Material provided:
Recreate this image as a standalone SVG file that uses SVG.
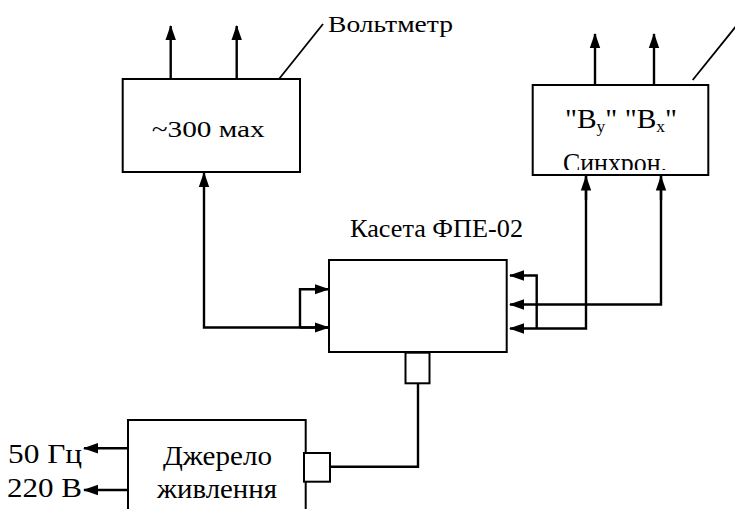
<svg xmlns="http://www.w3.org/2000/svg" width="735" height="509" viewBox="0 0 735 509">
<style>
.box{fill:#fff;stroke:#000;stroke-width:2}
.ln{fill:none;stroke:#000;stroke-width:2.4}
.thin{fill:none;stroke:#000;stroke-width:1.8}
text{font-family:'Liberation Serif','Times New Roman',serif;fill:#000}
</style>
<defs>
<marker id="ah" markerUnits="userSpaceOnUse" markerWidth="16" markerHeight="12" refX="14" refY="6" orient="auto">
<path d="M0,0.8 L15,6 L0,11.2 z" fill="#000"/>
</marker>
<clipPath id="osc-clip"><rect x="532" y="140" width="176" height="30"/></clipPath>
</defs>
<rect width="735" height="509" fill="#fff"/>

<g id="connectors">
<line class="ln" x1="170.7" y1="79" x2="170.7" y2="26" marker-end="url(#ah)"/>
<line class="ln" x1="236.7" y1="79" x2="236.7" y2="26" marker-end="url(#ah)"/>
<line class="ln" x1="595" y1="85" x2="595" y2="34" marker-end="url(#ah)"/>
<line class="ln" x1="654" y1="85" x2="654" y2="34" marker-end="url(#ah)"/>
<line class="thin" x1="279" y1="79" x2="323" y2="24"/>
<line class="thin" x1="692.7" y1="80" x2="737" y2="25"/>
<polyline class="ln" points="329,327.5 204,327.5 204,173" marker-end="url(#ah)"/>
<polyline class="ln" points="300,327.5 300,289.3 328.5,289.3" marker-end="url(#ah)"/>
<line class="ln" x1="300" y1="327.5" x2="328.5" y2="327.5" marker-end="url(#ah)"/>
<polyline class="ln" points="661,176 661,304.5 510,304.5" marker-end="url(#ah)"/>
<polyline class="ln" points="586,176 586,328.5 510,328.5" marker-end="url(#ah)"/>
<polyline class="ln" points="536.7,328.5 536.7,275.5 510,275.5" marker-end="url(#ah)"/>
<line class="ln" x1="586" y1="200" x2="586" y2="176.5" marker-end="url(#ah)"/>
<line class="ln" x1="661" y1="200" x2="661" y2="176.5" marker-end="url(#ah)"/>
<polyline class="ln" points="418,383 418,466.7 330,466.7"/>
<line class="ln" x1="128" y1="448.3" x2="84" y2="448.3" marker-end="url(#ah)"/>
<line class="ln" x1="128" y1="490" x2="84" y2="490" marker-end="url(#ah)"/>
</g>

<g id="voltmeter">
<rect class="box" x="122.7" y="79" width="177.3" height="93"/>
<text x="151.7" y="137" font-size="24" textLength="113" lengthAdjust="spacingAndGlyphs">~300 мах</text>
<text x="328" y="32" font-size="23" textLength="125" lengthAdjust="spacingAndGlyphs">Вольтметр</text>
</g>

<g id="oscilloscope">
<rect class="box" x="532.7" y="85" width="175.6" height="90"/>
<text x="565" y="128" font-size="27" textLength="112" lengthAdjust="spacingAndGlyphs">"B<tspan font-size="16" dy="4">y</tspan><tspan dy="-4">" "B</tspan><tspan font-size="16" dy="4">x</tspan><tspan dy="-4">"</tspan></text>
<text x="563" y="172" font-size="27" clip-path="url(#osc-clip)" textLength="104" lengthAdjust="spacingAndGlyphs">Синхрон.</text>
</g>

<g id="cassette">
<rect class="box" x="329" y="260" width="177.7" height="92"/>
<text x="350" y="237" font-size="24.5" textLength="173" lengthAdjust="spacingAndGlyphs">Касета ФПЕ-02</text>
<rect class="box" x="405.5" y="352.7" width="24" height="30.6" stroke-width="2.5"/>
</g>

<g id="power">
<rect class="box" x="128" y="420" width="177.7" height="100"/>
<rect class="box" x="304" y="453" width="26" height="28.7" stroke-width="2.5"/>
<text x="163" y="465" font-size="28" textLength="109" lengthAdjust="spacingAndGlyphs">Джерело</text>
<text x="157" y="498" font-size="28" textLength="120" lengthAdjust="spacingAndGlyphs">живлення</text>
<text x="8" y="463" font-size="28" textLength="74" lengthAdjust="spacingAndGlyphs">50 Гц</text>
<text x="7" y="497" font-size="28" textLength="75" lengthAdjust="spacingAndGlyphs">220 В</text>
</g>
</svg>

Problem to solve:
Except for the pictures, give all the material above again verbatim.

The completed task:
Recreate this image as a standalone SVG file that uses SVG.
<svg xmlns="http://www.w3.org/2000/svg" width="735" height="509" viewBox="0 0 735 509">
<style>
.box{fill:#fff;stroke:#000;stroke-width:2}
.ln{fill:none;stroke:#000;stroke-width:2.4}
.thin{fill:none;stroke:#000;stroke-width:1.8}
text{font-family:'Liberation Serif','Times New Roman',serif;fill:#000}
</style>
<defs>
<marker id="ah" markerUnits="userSpaceOnUse" markerWidth="16" markerHeight="12" refX="14" refY="6" orient="auto">
<path d="M0,0.8 L15,6 L0,11.2 z" fill="#000"/>
</marker>
<clipPath id="osc-clip"><rect x="532" y="140" width="176" height="30"/></clipPath>
</defs>
<rect width="735" height="509" fill="#fff"/>

<g id="connectors">
<line class="ln" x1="170.7" y1="79" x2="170.7" y2="26" marker-end="url(#ah)"/>
<line class="ln" x1="236.7" y1="79" x2="236.7" y2="26" marker-end="url(#ah)"/>
<line class="ln" x1="595" y1="85" x2="595" y2="34" marker-end="url(#ah)"/>
<line class="ln" x1="654" y1="85" x2="654" y2="34" marker-end="url(#ah)"/>
<line class="thin" x1="279" y1="79" x2="323" y2="24"/>
<line class="thin" x1="692.7" y1="80" x2="737" y2="25"/>
<polyline class="ln" points="329,327.5 204,327.5 204,173" marker-end="url(#ah)"/>
<polyline class="ln" points="300,327.5 300,289.3 328.5,289.3" marker-end="url(#ah)"/>
<line class="ln" x1="300" y1="327.5" x2="328.5" y2="327.5" marker-end="url(#ah)"/>
<polyline class="ln" points="661,176 661,304.5 510,304.5" marker-end="url(#ah)"/>
<polyline class="ln" points="586,176 586,328.5 510,328.5" marker-end="url(#ah)"/>
<polyline class="ln" points="536.7,328.5 536.7,275.5 510,275.5" marker-end="url(#ah)"/>
<line class="ln" x1="586" y1="200" x2="586" y2="176.5" marker-end="url(#ah)"/>
<line class="ln" x1="661" y1="200" x2="661" y2="176.5" marker-end="url(#ah)"/>
<polyline class="ln" points="418,383 418,466.7 330,466.7"/>
<line class="ln" x1="128" y1="448.3" x2="84" y2="448.3" marker-end="url(#ah)"/>
<line class="ln" x1="128" y1="490" x2="84" y2="490" marker-end="url(#ah)"/>
</g>

<g id="voltmeter">
<rect class="box" x="122.7" y="79" width="177.3" height="93"/>
<text x="151.7" y="137" font-size="24" textLength="113" lengthAdjust="spacingAndGlyphs">~300 мах</text>
<text x="328" y="32" font-size="23" textLength="125" lengthAdjust="spacingAndGlyphs">Вольтметр</text>
</g>

<g id="oscilloscope">
<rect class="box" x="532.7" y="85" width="175.6" height="90"/>
<text x="565" y="128" font-size="27" textLength="112" lengthAdjust="spacingAndGlyphs">"B<tspan font-size="16" dy="4">y</tspan><tspan dy="-4">" "B</tspan><tspan font-size="16" dy="4">x</tspan><tspan dy="-4">"</tspan></text>
<text x="563" y="172" font-size="27" clip-path="url(#osc-clip)" textLength="104" lengthAdjust="spacingAndGlyphs">Синхрон.</text>
</g>

<g id="cassette">
<rect class="box" x="329" y="260" width="177.7" height="92"/>
<text x="350" y="237" font-size="24.5" textLength="173" lengthAdjust="spacingAndGlyphs">Касета ФПЕ-02</text>
<rect class="box" x="405.5" y="352.7" width="24" height="30.6" stroke-width="2.5"/>
</g>

<g id="power">
<rect class="box" x="128" y="420" width="177.7" height="100"/>
<rect class="box" x="304" y="453" width="26" height="28.7" stroke-width="2.5"/>
<text x="163" y="465" font-size="28" textLength="109" lengthAdjust="spacingAndGlyphs">Джерело</text>
<text x="157" y="498" font-size="28" textLength="120" lengthAdjust="spacingAndGlyphs">живлення</text>
<text x="8" y="463" font-size="28" textLength="74" lengthAdjust="spacingAndGlyphs">50 Гц</text>
<text x="7" y="497" font-size="28" textLength="75" lengthAdjust="spacingAndGlyphs">220 В</text>
</g>
</svg>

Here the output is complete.